▶ **Records with drawing code**:

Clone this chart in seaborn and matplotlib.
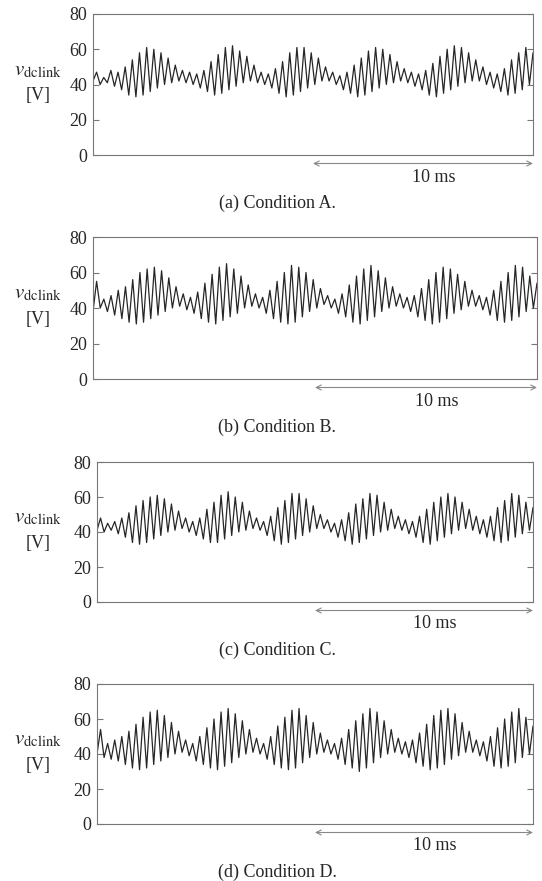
import numpy as np
import pandas as pd
import matplotlib
matplotlib.use("Agg")
import matplotlib.pyplot as plt
import seaborn as sns

# DC-link voltage, successive troughs and peaks of the ripple over a 20 ms window [V]
peaks_a = [47, 44, 48, 47, 50, 54, 58, 61, 60, 58,
           55, 51, 48, 47, 46, 48, 53, 57, 61, 62,
           59, 56, 51, 47, 46, 49, 53, 58, 61, 61,
           58, 55, 50, 47, 45, 47, 51, 55, 59, 61,
           60, 57, 53, 49, 47, 46, 48, 52, 56, 60,
           62, 61, 58, 54, 50, 47, 46, 49, 54, 58,
           61, 58]
troughs_a = [42, 40, 41, 39, 37, 34, 33, 34, 36, 38,
             40, 41, 42, 41, 40, 38, 36, 34, 35, 37,
             39, 41, 42, 41, 40, 38, 35, 33, 34, 36,
             38, 40, 42, 42, 40, 37, 35, 33, 34, 36,
             38, 40, 41, 42, 41, 39, 37, 34, 33, 35,
             37, 39, 41, 42, 42, 40, 38, 36, 34, 35,
             37, 40]

peaks_b = [55, 45, 47, 50, 52, 56, 60, 62, 63, 61,
           57, 52, 48, 46, 49, 54, 59, 63, 65, 62,
           58, 53, 48, 46, 50, 55, 60, 64, 63, 60,
           56, 51, 47, 45, 48, 53, 58, 62, 64, 61,
           57, 52, 48, 46, 47, 51, 56, 60, 63, 62,
           59, 55, 50, 47, 46, 50, 55, 60, 64, 63,
           58, 54]
troughs_b = [38, 40, 38, 36, 34, 32, 31, 32, 34, 36,
             38, 40, 41, 39, 37, 34, 32, 31, 33, 35,
             37, 40, 41, 40, 37, 34, 32, 31, 32, 35,
             38, 40, 42, 40, 37, 35, 32, 31, 33, 35,
             38, 40, 41, 40, 38, 35, 33, 31, 32, 34,
             37, 39, 41, 41, 39, 36, 33, 32, 33, 35,
             38, 40]

peaks_c = [48, 45, 46, 48, 51, 55, 58, 60, 61, 59,
           56, 52, 48, 46, 48, 53, 57, 61, 63, 60,
           57, 52, 48, 46, 49, 54, 58, 62, 62, 59,
           55, 50, 47, 45, 47, 51, 56, 59, 62, 61,
           57, 53, 49, 47, 46, 49, 53, 57, 60, 62,
           60, 57, 53, 49, 47, 49, 54, 58, 62, 61,
           57, 54]
troughs_c = [41, 40, 41, 39, 37, 34, 33, 34, 36, 38,
             40, 41, 42, 40, 38, 36, 34, 34, 36, 38,
             40, 41, 42, 41, 38, 35, 33, 34, 36, 38,
             40, 42, 42, 40, 37, 35, 33, 34, 36, 38,
             40, 41, 42, 41, 39, 37, 34, 33, 35, 37,
             39, 41, 42, 41, 39, 37, 35, 34, 35, 37,
             39, 41]

peaks_d = [54, 46, 48, 50, 53, 57, 61, 64, 65, 62,
           58, 53, 48, 46, 50, 55, 60, 64, 66, 63,
           59, 54, 49, 46, 50, 56, 61, 65, 66, 62,
           58, 52, 48, 46, 49, 54, 59, 63, 66, 64,
           59, 54, 49, 47, 48, 52, 57, 62, 65, 66,
           63, 58, 53, 48, 47, 50, 55, 60, 64, 66,
           61, 56]
troughs_d = [40, 38, 37, 36, 34, 32, 31, 32, 34, 36,
             38, 40, 41, 39, 36, 34, 32, 31, 33, 35,
             38, 40, 41, 40, 37, 34, 32, 31, 32, 35,
             38, 40, 41, 40, 37, 34, 32, 30, 32, 35,
             38, 40, 41, 40, 38, 35, 33, 31, 32, 34,
             37, 39, 41, 41, 39, 36, 33, 32, 33, 35,
             38, 40]

captions = ["(a) Condition A.", "(b) Condition B.", "(c) Condition C.", "(d) Condition D."]
y_ticks = [0, 20, 40, 60, 80]
window_ms = 20
scale_ms = 10

series = [(troughs_a, peaks_a), (troughs_b, peaks_b),
          (troughs_c, peaks_c), (troughs_d, peaks_d)]

sns.set_theme(style="white")
plt.rcParams["font.family"] = ["Liberation Serif", "DejaVu Serif"]
plt.rcParams["mathtext.fontset"] = "stix"

W, H = 542, 881
fig = plt.figure(figsize=(W / 100, H / 100), dpi=100)

# panel boxes in pixels: left, right, top, bottom
boxes = [(93, 533, 14, 155), (93, 537, 237, 379), (97, 533, 462, 602), (97, 533, 684, 824)]

for (troughs, peaks), cap, (l, r, t, b) in zip(series, captions, boxes):
    n = min(len(troughs), len(peaks))
    v = np.column_stack([troughs[:n], peaks[:n]]).ravel()
    df = pd.DataFrame({"t": np.linspace(0, window_ms, len(v)), "v": v})

    ax = fig.add_axes([l / W, 1 - b / H, (r - l) / W, (b - t) / H])
    sns.lineplot(data=df, x="t", y="v", ax=ax, color="#262626", lw=0.9,
                 estimator=None, sort=False)
    ax.set_xlim(0, window_ms)
    ax.set_ylim(0, 80)
    ax.set_yticks(y_ticks)
    ax.set_xticks([])
    ax.set_xlabel("")
    ax.set_ylabel("")
    ax.tick_params(axis="y", direction="in", length=4, width=0.8, color="#777",
                   left=True, right=True, labelleft=True, labelsize=13, pad=4)
    for sp in ax.spines.values():
        sp.set_visible(True)
        sp.set_color("#777")
        sp.set_linewidth(0.8)

    hpx = b - t
    # y-axis label
    xc = (38 - l) / (r - l)
    ax.text(xc, 0.60, r"$v_{\mathrm{dclink}}$", transform=ax.transAxes,
            ha="center", va="center", fontsize=15)
    ax.text(xc, 0.42, "[V]", transform=ax.transAxes,
            ha="center", va="center", fontsize=13)

    # time scale bar
    ya = -8.5 / hpx
    ax.annotate("", xy=(window_ms, ya), xytext=(window_ms - scale_ms, ya),
                xycoords=("data", "axes fraction"), textcoords=("data", "axes fraction"),
                annotation_clip=False,
                arrowprops=dict(arrowstyle="<->", color="#888", lw=0.8,
                                shrinkA=0, shrinkB=0, mutation_scale=9))
    ax.text(15.5, -22 / hpx, f"{scale_ms} ms", transform=ax.get_xaxis_transform(),
            ha="center", va="center", fontsize=13)

    fig.text(277 / W, 1 - (b + 48) / H, cap, ha="center", va="center", fontsize=13)

fig.savefig("out.png", dpi=100)
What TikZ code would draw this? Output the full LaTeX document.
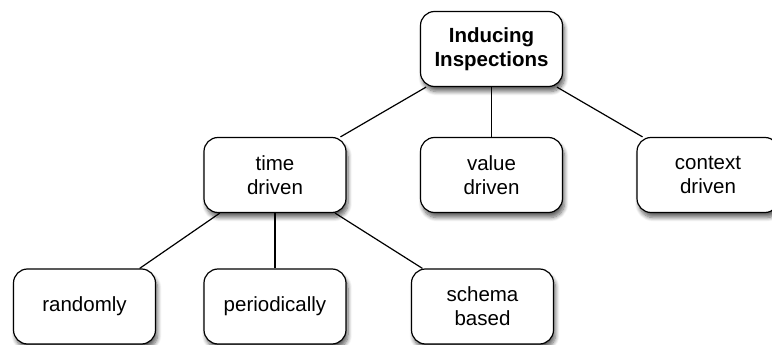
\documentclass[tikz,border=0pt]{standalone}
\usepackage{fontspec}
\setmainfont{Liberation Sans}
\usetikzlibrary{shadows.blur}

\begin{document}
\begin{tikzpicture}[x=1pt,y=-1pt,line width=1.2pt,
  every node/.style={font=\fontsize{20.5}{24}\selectfont,align=center},
  box/.style={draw,rounded corners=14pt,fill=white,minimum width=142pt,minimum height=75pt,inner sep=0pt,
    blur shadow={shadow xshift=2pt,shadow yshift=-5pt,shadow blur steps=8,shadow blur radius=4pt,shadow opacity=60}}]
\useasboundingbox (0,0) rectangle (772,345);
\node[box] (root) at (491.5,49) {\textbf{Inducing}\\\textbf{Inspections}};
\node[box] (time) at (275,175) {time\\driven};
\node[box] (value) at (491.5,175) {value\\driven};
\node[box] (context) at (708,175) {context\\driven};
\node[box] (random) at (84.5,306.5) {randomly};
\node[box] (period) at (275,306.5) {periodically};
\node[box] (schema) at (482.5,306.5) {schema\\based};
\draw (root)--(time);\draw (root)--(value);\draw (root)--(context);
\draw (time)--(random);\draw (time)--(period);\draw (time)--(schema);
\end{tikzpicture}
\end{document}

▶ **YOUR INSTRUCTIONS**:
Quote all of the entries word for word, omitting any pictures.

▶ **FINAL RESULT**:
Clone this chart in seaborn and matplotlib.
import numpy as np
import pandas as pd
import matplotlib
matplotlib.use("Agg")
import matplotlib.pyplot as plt
import seaborn as sns

# DC-link voltage, successive troughs and peaks of the ripple over a 20 ms window [V]
peaks_a = [47, 44, 48, 47, 50, 54, 58, 61, 60, 58,
           55, 51, 48, 47, 46, 48, 53, 57, 61, 62,
           59, 56, 51, 47, 46, 49, 53, 58, 61, 61,
           58, 55, 50, 47, 45, 47, 51, 55, 59, 61,
           60, 57, 53, 49, 47, 46, 48, 52, 56, 60,
           62, 61, 58, 54, 50, 47, 46, 49, 54, 58,
           61, 58]
troughs_a = [42, 40, 41, 39, 37, 34, 33, 34, 36, 38,
             40, 41, 42, 41, 40, 38, 36, 34, 35, 37,
             39, 41, 42, 41, 40, 38, 35, 33, 34, 36,
             38, 40, 42, 42, 40, 37, 35, 33, 34, 36,
             38, 40, 41, 42, 41, 39, 37, 34, 33, 35,
             37, 39, 41, 42, 42, 40, 38, 36, 34, 35,
             37, 40]

peaks_b = [55, 45, 47, 50, 52, 56, 60, 62, 63, 61,
           57, 52, 48, 46, 49, 54, 59, 63, 65, 62,
           58, 53, 48, 46, 50, 55, 60, 64, 63, 60,
           56, 51, 47, 45, 48, 53, 58, 62, 64, 61,
           57, 52, 48, 46, 47, 51, 56, 60, 63, 62,
           59, 55, 50, 47, 46, 50, 55, 60, 64, 63,
           58, 54]
troughs_b = [38, 40, 38, 36, 34, 32, 31, 32, 34, 36,
             38, 40, 41, 39, 37, 34, 32, 31, 33, 35,
             37, 40, 41, 40, 37, 34, 32, 31, 32, 35,
             38, 40, 42, 40, 37, 35, 32, 31, 33, 35,
             38, 40, 41, 40, 38, 35, 33, 31, 32, 34,
             37, 39, 41, 41, 39, 36, 33, 32, 33, 35,
             38, 40]

peaks_c = [48, 45, 46, 48, 51, 55, 58, 60, 61, 59,
           56, 52, 48, 46, 48, 53, 57, 61, 63, 60,
           57, 52, 48, 46, 49, 54, 58, 62, 62, 59,
           55, 50, 47, 45, 47, 51, 56, 59, 62, 61,
           57, 53, 49, 47, 46, 49, 53, 57, 60, 62,
           60, 57, 53, 49, 47, 49, 54, 58, 62, 61,
           57, 54]
troughs_c = [41, 40, 41, 39, 37, 34, 33, 34, 36, 38,
             40, 41, 42, 40, 38, 36, 34, 34, 36, 38,
             40, 41, 42, 41, 38, 35, 33, 34, 36, 38,
             40, 42, 42, 40, 37, 35, 33, 34, 36, 38,
             40, 41, 42, 41, 39, 37, 34, 33, 35, 37,
             39, 41, 42, 41, 39, 37, 35, 34, 35, 37,
             39, 41]

peaks_d = [54, 46, 48, 50, 53, 57, 61, 64, 65, 62,
           58, 53, 48, 46, 50, 55, 60, 64, 66, 63,
           59, 54, 49, 46, 50, 56, 61, 65, 66, 62,
           58, 52, 48, 46, 49, 54, 59, 63, 66, 64,
           59, 54, 49, 47, 48, 52, 57, 62, 65, 66,
           63, 58, 53, 48, 47, 50, 55, 60, 64, 66,
           61, 56]
troughs_d = [40, 38, 37, 36, 34, 32, 31, 32, 34, 36,
             38, 40, 41, 39, 36, 34, 32, 31, 33, 35,
             38, 40, 41, 40, 37, 34, 32, 31, 32, 35,
             38, 40, 41, 40, 37, 34, 32, 30, 32, 35,
             38, 40, 41, 40, 38, 35, 33, 31, 32, 34,
             37, 39, 41, 41, 39, 36, 33, 32, 33, 35,
             38, 40]

captions = ["(a) Condition A.", "(b) Condition B.", "(c) Condition C.", "(d) Condition D."]
y_ticks = [0, 20, 40, 60, 80]
window_ms = 20
scale_ms = 10

series = [(troughs_a, peaks_a), (troughs_b, peaks_b),
          (troughs_c, peaks_c), (troughs_d, peaks_d)]

sns.set_theme(style="white")
plt.rcParams["font.family"] = ["Liberation Serif", "DejaVu Serif"]
plt.rcParams["mathtext.fontset"] = "stix"

W, H = 542, 881
fig = plt.figure(figsize=(W / 100, H / 100), dpi=100)

# panel boxes in pixels: left, right, top, bottom
boxes = [(93, 533, 14, 155), (93, 537, 237, 379), (97, 533, 462, 602), (97, 533, 684, 824)]

for (troughs, peaks), cap, (l, r, t, b) in zip(series, captions, boxes):
    n = min(len(troughs), len(peaks))
    v = np.column_stack([troughs[:n], peaks[:n]]).ravel()
    df = pd.DataFrame({"t": np.linspace(0, window_ms, len(v)), "v": v})

    ax = fig.add_axes([l / W, 1 - b / H, (r - l) / W, (b - t) / H])
    sns.lineplot(data=df, x="t", y="v", ax=ax, color="#262626", lw=0.9,
                 estimator=None, sort=False)
    ax.set_xlim(0, window_ms)
    ax.set_ylim(0, 80)
    ax.set_yticks(y_ticks)
    ax.set_xticks([])
    ax.set_xlabel("")
    ax.set_ylabel("")
    ax.tick_params(axis="y", direction="in", length=4, width=0.8, color="#777",
                   left=True, right=True, labelleft=True, labelsize=13, pad=4)
    for sp in ax.spines.values():
        sp.set_visible(True)
        sp.set_color("#777")
        sp.set_linewidth(0.8)

    hpx = b - t
    # y-axis label
    xc = (38 - l) / (r - l)
    ax.text(xc, 0.60, r"$v_{\mathrm{dclink}}$", transform=ax.transAxes,
            ha="center", va="center", fontsize=15)
    ax.text(xc, 0.42, "[V]", transform=ax.transAxes,
            ha="center", va="center", fontsize=13)

    # time scale bar
    ya = -8.5 / hpx
    ax.annotate("", xy=(window_ms, ya), xytext=(window_ms - scale_ms, ya),
                xycoords=("data", "axes fraction"), textcoords=("data", "axes fraction"),
                annotation_clip=False,
                arrowprops=dict(arrowstyle="<->", color="#888", lw=0.8,
                                shrinkA=0, shrinkB=0, mutation_scale=9))
    ax.text(15.5, -22 / hpx, f"{scale_ms} ms", transform=ax.get_xaxis_transform(),
            ha="center", va="center", fontsize=13)

    fig.text(277 / W, 1 - (b + 48) / H, cap, ha="center", va="center", fontsize=13)

fig.savefig("out.png", dpi=100)
What TikZ code would draw this? Output the full LaTeX document.
\documentclass[tikz,border=0pt]{standalone}
\usepackage{fontspec}
\setmainfont{Liberation Sans}
\usetikzlibrary{shadows.blur}

\begin{document}
\begin{tikzpicture}[x=1pt,y=-1pt,line width=1.2pt,
  every node/.style={font=\fontsize{20.5}{24}\selectfont,align=center},
  box/.style={draw,rounded corners=14pt,fill=white,minimum width=142pt,minimum height=75pt,inner sep=0pt,
    blur shadow={shadow xshift=2pt,shadow yshift=-5pt,shadow blur steps=8,shadow blur radius=4pt,shadow opacity=60}}]
\useasboundingbox (0,0) rectangle (772,345);
\node[box] (root) at (491.5,49) {\textbf{Inducing}\\\textbf{Inspections}};
\node[box] (time) at (275,175) {time\\driven};
\node[box] (value) at (491.5,175) {value\\driven};
\node[box] (context) at (708,175) {context\\driven};
\node[box] (random) at (84.5,306.5) {randomly};
\node[box] (period) at (275,306.5) {periodically};
\node[box] (schema) at (482.5,306.5) {schema\\based};
\draw (root)--(time);\draw (root)--(value);\draw (root)--(context);
\draw (time)--(random);\draw (time)--(period);\draw (time)--(schema);
\end{tikzpicture}
\end{document}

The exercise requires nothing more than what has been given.